Long term affects of banning Parler

time to read 5 min | 927 words

I’m writing this post at a time when Donald Trump’s social media accounts were closed by Twitter, Facebook and across pretty much all popular social networks. Parler, an alternative social network has been kicked off the Apple and Google app stores and its AWS account was closed. It also appears that many vendors are dropping it and it will take significant time to get back online, if it is able to do so.

I’m not interested in talking about the reasons for this, mind. This is a hot topic political issue, in a country I’m not a citizen of, and I have no interest in getting bogged down with the political details.

I wish I could say that I had no dog in this fight, but I suspect that the current events will have a long term impact on the digital world. Note that all of those actions are taken by private companies, on their own volition. In other words, it isn’t a government or the courts demanding this behavior, but the companies’ own decision making process.

The thing that I can’t help thinking is that the current behavior by those companies is direct, blatant and very much short sighted. To start with, all of those companies are working on global scale, and they have just proven that they are powerful enough to rein in the President of the Unites States. Sure, he is at a lame duck status currently, but that is still something that upset the balance of power.

The problem with that is that while it would appear that the incoming US administration is favorable to this course of action, there are other countries and governments that are looking at this with concern. Poland is on track to pass a law prohibiting the removal of posts in social media that do not break local laws. Israel’s parliament is also considering a similar proposal.

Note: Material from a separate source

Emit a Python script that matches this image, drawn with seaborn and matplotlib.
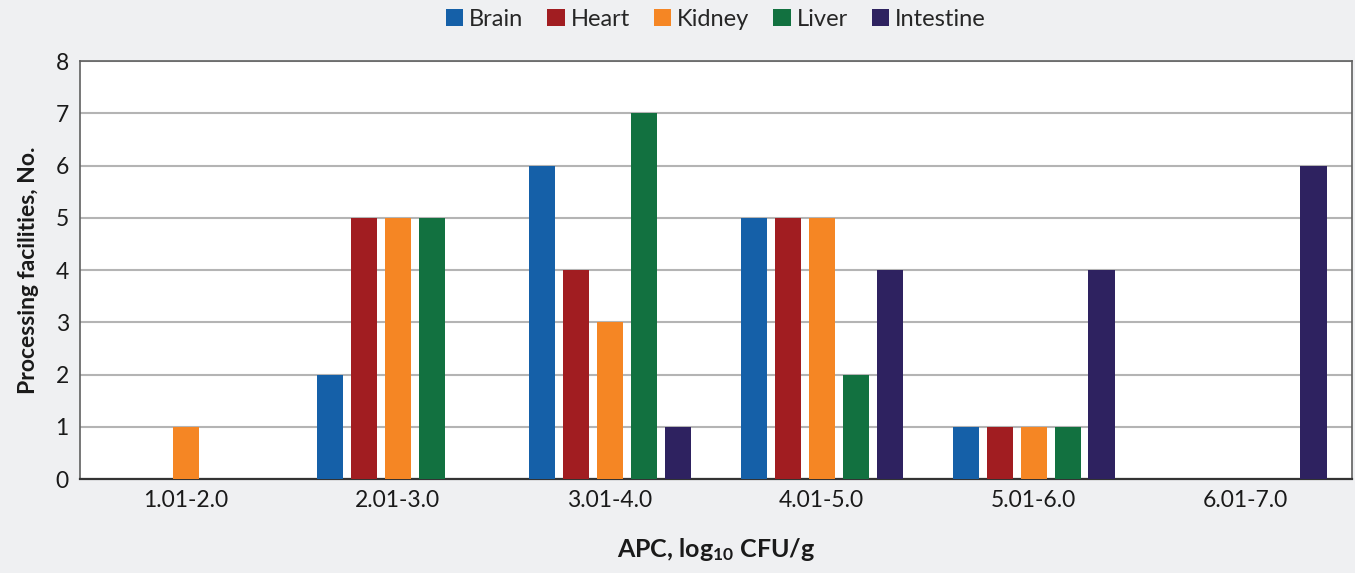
import pandas as pd
import matplotlib.pyplot as plt
import seaborn as sns

plt.switch_backend("Agg")

# data
ranges = ["1.01-2.0", "2.01-3.0", "3.01-4.0", "4.01-5.0", "5.01-6.0", "6.01-7.0"]
brain = [0, 2, 6, 5, 1, 0]
heart = [0, 5, 4, 5, 1, 0]
kidney = [1, 5, 3, 5, 1, 0]
liver = [0, 5, 7, 2, 1, 0]
intestine = [0, 0, 1, 4, 4, 6]

tissues = ["Brain", "Heart", "Kidney", "Liver", "Intestine"]
colors = ["#1560a8", "#a11d21", "#f58624", "#127140", "#2e2260"]

df = pd.DataFrame({"range": ranges, "Brain": brain, "Heart": heart,
                   "Kidney": kidney, "Liver": liver, "Intestine": intestine})
df_long = df.melt(id_vars="range", var_name="tissue", value_name="count")

sns.set_theme(style="white")
plt.rcParams["font.family"] = ["Lato", "DejaVu Sans"]
plt.rcParams["mathtext.fontset"] = "custom"
plt.rcParams["mathtext.rm"] = "Lato:bold"
plt.rcParams["mathtext.default"] = "rm"

bg = "#eff0f2"
fig = plt.figure(figsize=(13.55, 5.73), dpi=100, facecolor=bg)
ax = fig.add_axes([0.059, 0.164, 0.9385, 0.7295])
ax.set_facecolor("white")

sns.barplot(data=df_long, x="range", y="count", hue="tissue", order=ranges,
            hue_order=tissues, palette=colors, width=0.8, gap=0.23,
            linewidth=0, saturation=1, ax=ax, zorder=3)

ax.set_ylim(0, 8)
ax.set_yticks(range(0, 9))
ax.yaxis.grid(True, color="#b4b4b4", linewidth=1.5, zorder=0)
ax.set_axisbelow(True)
for s in ax.spines.values():
    s.set_color("#606060")
    s.set_linewidth(1.2)
ax.spines["bottom"].set_color("#333333")
ax.spines["bottom"].set_linewidth(1.6)
ax.tick_params(axis="both", length=0, labelsize=16.5, colors="#1a1a1a", pad=8)

ax.set_xlabel(r"APC, log$_{10}$ CFU/g", fontsize=18, fontweight="bold",
              color="#1a1a1a", labelpad=18)
ax.set_ylabel("Processing facilities, No.", fontsize=16.5, fontweight="bold",
              color="#1a1a1a", labelpad=12)

ax.legend(loc="center", bbox_to_anchor=(0.5, 1.1), ncol=5, frameon=False,
          fontsize=17, handlelength=0.75, handleheight=0.75,
          handletextpad=0.25, columnspacing=1.0)

plt.savefig("out.png", dpi=100, facecolor=bg)
plt.close()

In both cases, mind, these proposed laws got traction last year, before the current escalation in this behavior. I feel that more governments will now consider such laws in the near future, given the threat level that this represent to them. A politician is this day and age that doesn’t use social media to its fullest extent is going to be severely hampered. Both the Obama and the Trump campaigns were lauded for their innovative use of social media, for example.

There are also other considerations to ponder. One of the most costly portions of running a social network is the monitoring and filtering of posts. You have to take into account that people will post bile, illegal and obscene stuff. That’s expensive, and one of the reasons for vendors dropping of Parler was their moderation policies. That means that there is a big and expensive barrier in place for future social networks that try to grow.

I’m not sure how this is going to play out in the short term, to be honest. But in the long term, I think that there is going to be a big push, both legally and from a technical perspective to fill those holes. From a legal perspective, I would expect that many lawyers will make a lot of money on the fallout from the current events, just with regards to the banning of Parler.  I expect that there are going to be a whole lot of new precedents, both in the USA and globally.

From a technical perspective, the technology to run a distributed social network exists. Leave aside currently esoteric choices such as social network on blockchain (there appears to be a lot of them, search for that, wow!), people can fall back to good old Blog & RSS to get quite a bit of traction. It wouldn’t take much to something that looks very similar to current social networks.

Consider RSS Bandit or Google Reader vs. Twitter or Facebook. There isn’t much that you’ll need to do to go from aggregation of RSS feeds to a proper social network. One advantage of such a platform, by the way, is that it allows (and encourage) thought processes that are longer than 140 characters. I dearly miss the web of the 2000s, by the way.

Longer term, however, I would expect a rise of distributed social networks that are composed of independent but cooperating nodes (yes, I’m aware of Mastodon, and I’m familiar with Gab breaking out of that). I don’t know if this will be based on existing software or if we’ll end up with new networks, but I think that the die has been cast in this regard.

That means that the next social network will have to operate under assumed hostile environment. That means running on multiple vendors, taking no single point of failure, etc.

The biggest issue with getting a social network off the ground is… well, network effects. You need enough people in the network before you start getting more bang for the buck. But right now, there is a huge incentive for such a network, given the migration of many users from the established networks.

Parler’s app has seen hundreds of thousands of downloads a day in the past week, before it was taken down from the app stores. Gab is reporting 10,000+ new users an hour and more users in the past two days than they had seen in the past two years.

There is a hole there that will be filled, I think. Who will be the winner of all those users, I don’t know, but I think that this will have a fundamental impact on the digital world.